Nonperturbative dynamics of (2+1)d $φ^4$-theory from Hamiltonian truncation
Nikhil Anand, Emanuel Katz, Zuhair U. Khandker, Matthew T. Walters
TL;DR
The paper develops a nonperturbative Hamiltonian-truncation approach, Lightcone Conformal Truncation (LCT), to study (2+1)d $\phi^4$ theory with UV divergences. It introduces a practical state-dependent counterterm prescription at $O(g^2)$ in lightcone quantization to cure UV sensitivities, enabling reliable strong-coupling and near-critical results. The authors compute the spectrum, Lorentz-invariant two-point functions, and Källén-Lehmann densities, finding mass-gap closure at a scheme-dependent critical coupling and IR universality consistent with the 3d Ising CFT, including vanishing $\rho_{T^\mu_{\ \mu}}(\mu)$ near criticality.
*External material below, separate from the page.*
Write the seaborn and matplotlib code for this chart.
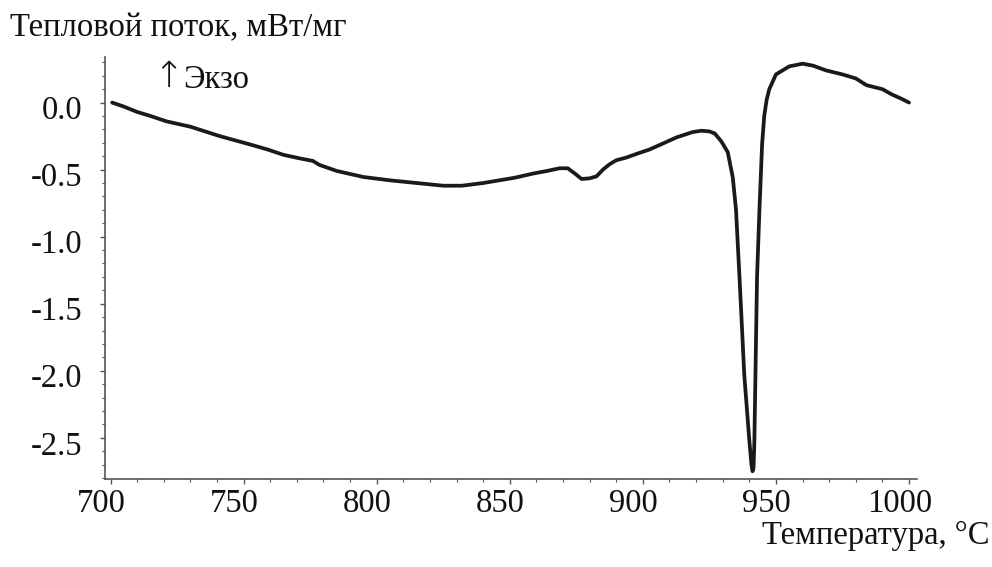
import matplotlib
matplotlib.use("Agg")
import matplotlib.pyplot as plt
import seaborn as sns
import pandas as pd
from matplotlib.ticker import MultipleLocator, FormatStrFormatter
from matplotlib.transforms import ScaledTranslation

temperature = [700.6, 705, 710, 715, 721, 730, 741, 752, 759, 765, 772, 776, 778.5,
               785, 795, 805, 815, 825, 832, 840, 846, 852, 858.6, 864, 868.7, 871.8,
               874.5, 877, 880, 882.6, 885, 887.5, 890, 893.8, 898, 902.5, 907, 912.6,
               918.7, 922, 925, 927, 929.5, 931.9, 933.8, 935.0, 936.3, 938.1, 940.0,
               940.8, 941.2, 941.6, 941.9, 942.3, 942.9, 943.8, 944.8, 945.6, 946.5,
               947.5, 950, 955, 960, 964, 968.8, 975, 980, 984, 990, 993.6, 997, 1000]
heat_flow = [0.00, -0.03, -0.07, -0.10, -0.14, -0.18, -0.25, -0.31, -0.35, -0.39, -0.42,
             -0.435, -0.465, -0.51, -0.555, -0.58, -0.60, -0.62, -0.62, -0.60, -0.58,
             -0.56, -0.53, -0.51, -0.49, -0.49, -0.53, -0.57, -0.565, -0.55, -0.50,
             -0.46, -0.43, -0.41, -0.38, -0.35, -0.31, -0.26, -0.22, -0.21, -0.215,
             -0.23, -0.29, -0.37, -0.56, -0.80, -1.30, -2.03, -2.52, -2.70, -2.75,
             -2.72, -2.52, -2.03, -1.30, -0.80, -0.31, -0.10, 0.02, 0.10, 0.21, 0.27,
             0.29, 0.275, 0.24, 0.21, 0.18, 0.13, 0.10, 0.06, 0.03, 0.00]

x_ticks = [700, 750, 800, 850, 900, 950, 1000]
y_ticks = [0.0, -0.5, -1.0, -1.5, -2.0, -2.5]

title_text = "Тепловой поток, мВт/мг"
xlabel_text = "Температура, °C"
exo_arrow = "↑"
exo_text = "Экзо"

sns.set_style("ticks")
plt.rcParams['font.family'] = ['Liberation Serif', 'DejaVu Serif']
plt.rcParams['axes.unicode_minus'] = False

FS = 23.5

df = pd.DataFrame({"T": temperature, "Q": heat_flow})

fig = plt.figure(figsize=(9.92, 5.67), dpi=100)
ax = fig.add_axes([0.1058, 0.1560, 0.8186, 0.7435])

sns.lineplot(data=df, x="T", y="Q", ax=ax, color="#1a1a1a", linewidth=2.7,
             estimator=None, sort=False)

ax.set_xlim(697.9, 1003)
ax.set_ylim(-2.804, 0.34)
ax.set_xticks(x_ticks)
ax.set_yticks(y_ticks)
ax.xaxis.set_minor_locator(MultipleLocator(10))
ax.yaxis.set_minor_locator(MultipleLocator(0.1))
ax.yaxis.set_major_formatter(FormatStrFormatter('%.1f'))
ax.set_xlabel("")
ax.set_ylabel("")

for side in ["top", "right"]:
    ax.spines[side].set_visible(False)
for side in ["left", "bottom"]:
    ax.spines[side].set_color("#555555")
    ax.spines[side].set_linewidth(1.2)

ax.tick_params(axis='both', which='major', direction='out', length=3.5, width=1,
               color="#555555", labelsize=FS, labelcolor="#111111")
ax.tick_params(axis='both', which='minor', direction='out', length=2.2, width=0.8,
               color="#555555")
ax.tick_params(axis='y', which='major', pad=13)
ax.tick_params(axis='x', which='major', pad=4)

# small offsets of tick labels as in the reference
fig.canvas.draw()
for lab in ax.get_xticklabels():
    lab.set_transform(lab.get_transform() + ScaledTranslation(-9.5 / 100, 0, fig.dpi_scale_trans))
for lab in ax.get_yticklabels():
    lab.set_transform(lab.get_transform() + ScaledTranslation(0, -5 / 100, fig.dpi_scale_trans))

ax.text(0.078, 0.952, exo_arrow, transform=ax.transAxes, fontsize=26,
        family=['DejaVu Sans'], fontweight='light', ha='center', va='center',
        color="#111111")
ax.text(0.096, 0.945, exo_text, transform=ax.transAxes, fontsize=FS,
        ha='left', va='center', color="#111111")

fig.text(0.010, 1 - 28 / 567, title_text, fontsize=FS, ha='left', va='center',
         color="#111111")
fig.text(0.997, 1 - 536 / 567, xlabel_text, fontsize=FS, ha='right', va='center',
         color="#111111")

fig.savefig("out.png", dpi=100)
Although limited by truncation, the work demonstrates IR-dominated convergence and provides a framework for applying LCT to higher-dimensional QFTs and critical phenomena.
Abstract
We use Lightcone Conformal Truncation (LCT) -- a version of Hamiltonian truncation -- to study the nonperturbative, real-time dynamics of $φ^4$-theory in 2+1 dimensions. This theory has UV divergences that need to be regulated. We review how, in a Hamiltonian framework with a total energy cutoff, renormalization is necessarily \emph{state-dependent}, and UV sensitivity cannot be canceled with standard local operator counterterms. To overcome this problem, we present a prescription for constructing the appropriate state-dependent counterterms for (2+1)d $φ^4$-theory in lightcone quantization. We then use LCT with this counterterm prescription to study $φ^4$-theory, focusing on the $\mathbb{Z}_2$ symmetry-preserving phase. Specifically, we compute the spectrum as a function of the coupling and demonstrate the closing of the mass gap at a (scheme-dependent) critical coupling. We also compute Lorentz-invariant two-point functions, both at generic strong coupling and near the critical point, where we demonstrate IR universality and the vanishing of the trace of the stress tensor.